« Qu'est-ce qu'on appelle le Placard ? Un endroit qui abîme. »
Ce Placard qui, par le pouvoir de sa majuscule, retire toute possibilité au Je de s'exprimer, fait de lui un On.
Premier mot. Premier sujet. On. L'indéfini, le quelconque, le n'importe qui. le bâillon.
Et puis, la douleur et la rage. Les mots posés sur les maux, ni onguents, ni pansements, accouchement du Je. Ce Moi qui s'affirme, en fin de prologue, pour clamer à la face du monde qu'il a « l'orgueil du peuple des géants ».
Trois épisodes de la vie de la narratrice.
Des « lettres mortes » qui font ressurgir les souvenirs d'enfance, d'une amitié errante qui dans le secret de ses escapades découvre l'ennui et la sexualité. Une amitié pour échapper à la famille, à la dèche, au
Morvan, sol d'attache, magnétique, attirant, repoussant.
« La malvenue » qui, plus tard, revient au pays, à la famille pour rompre avec son enfance. Pauvre, glauque, sauvage, alcoolisé, homophobe, raciste, le milieu rural se taille le part du lion dans des poncifs qu'un Bouysse ne renierait pas.
Vérité du témoignage ? Pas sûr, la préface nous prévenait d'emblée qu'il ne fallait pas voir dans les mots l'absolue vérité. N'en reste pas moins la beauté des mots qui accentue d'autant plus la violence des actes qui dans la destruction vont toutefois amener à la reconstruction.

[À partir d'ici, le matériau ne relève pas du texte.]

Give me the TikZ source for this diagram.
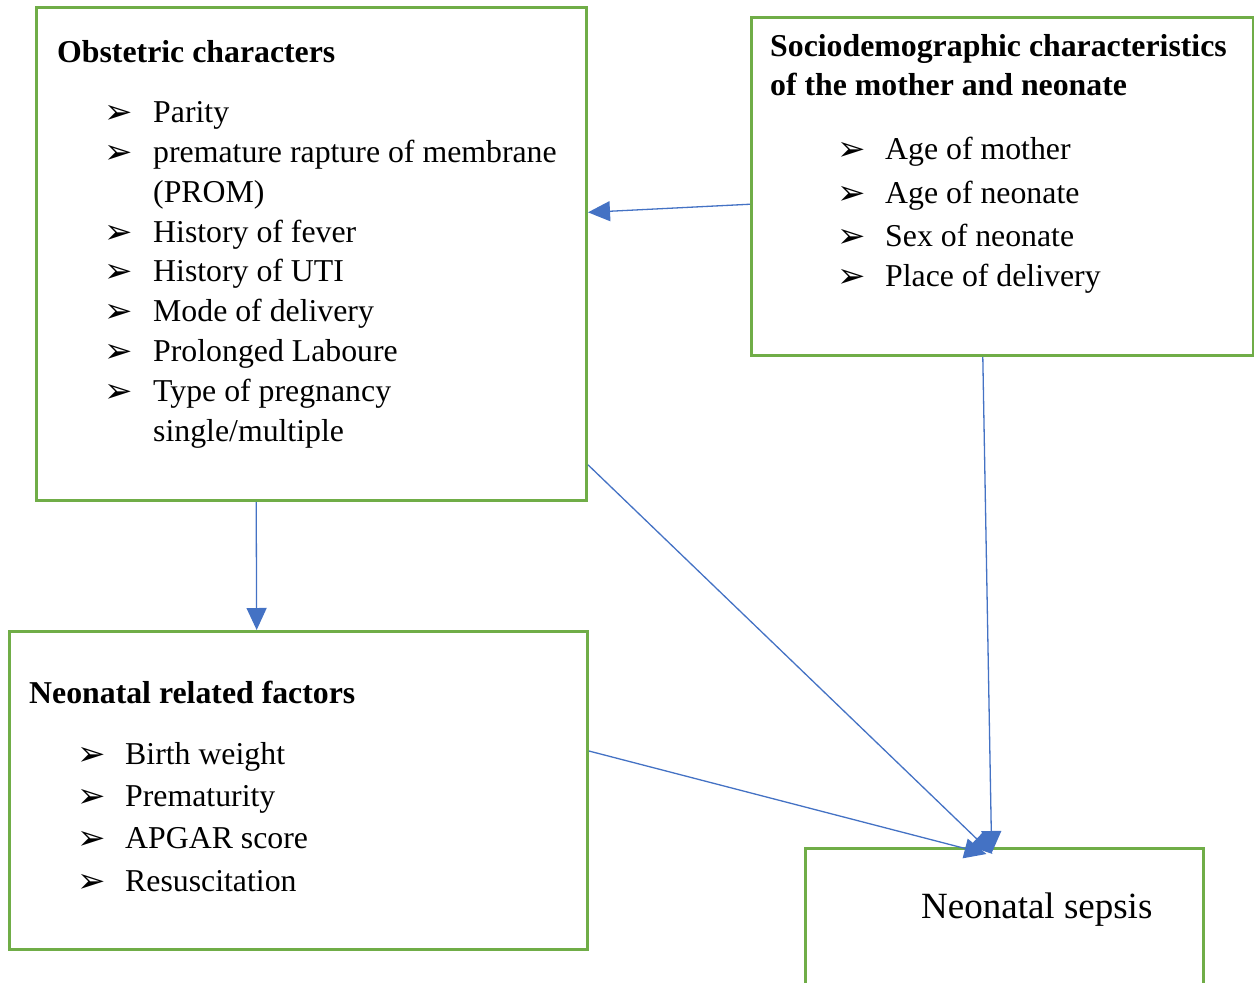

Enfin, « L'alphabet des imbéciles » crée la rupture. Je devient Elle. Elle passe sur le billard pour une lourde opération du dos, elle souffre, elle se redresse, doucement, funambule de l'existence.
Qu'il est difficile de parler de ces « Chants du placard », la plume est belle, aussi poétique qu'amphigourique, parfois ; il faut… ou plutôt, j'ai dû me résoudre à accepter de ne pas tout comprendre. L'urgence de la parole bouscule, sa musique enchante autant qu'elle effraie. Il fallait que ces mots s'écrivent, il fallait que ces mots se lisent, ils sont les vers qui luisent dans les ténèbres de ce Placard qui enferme les « trop », les « pas comme », les « pas assez ».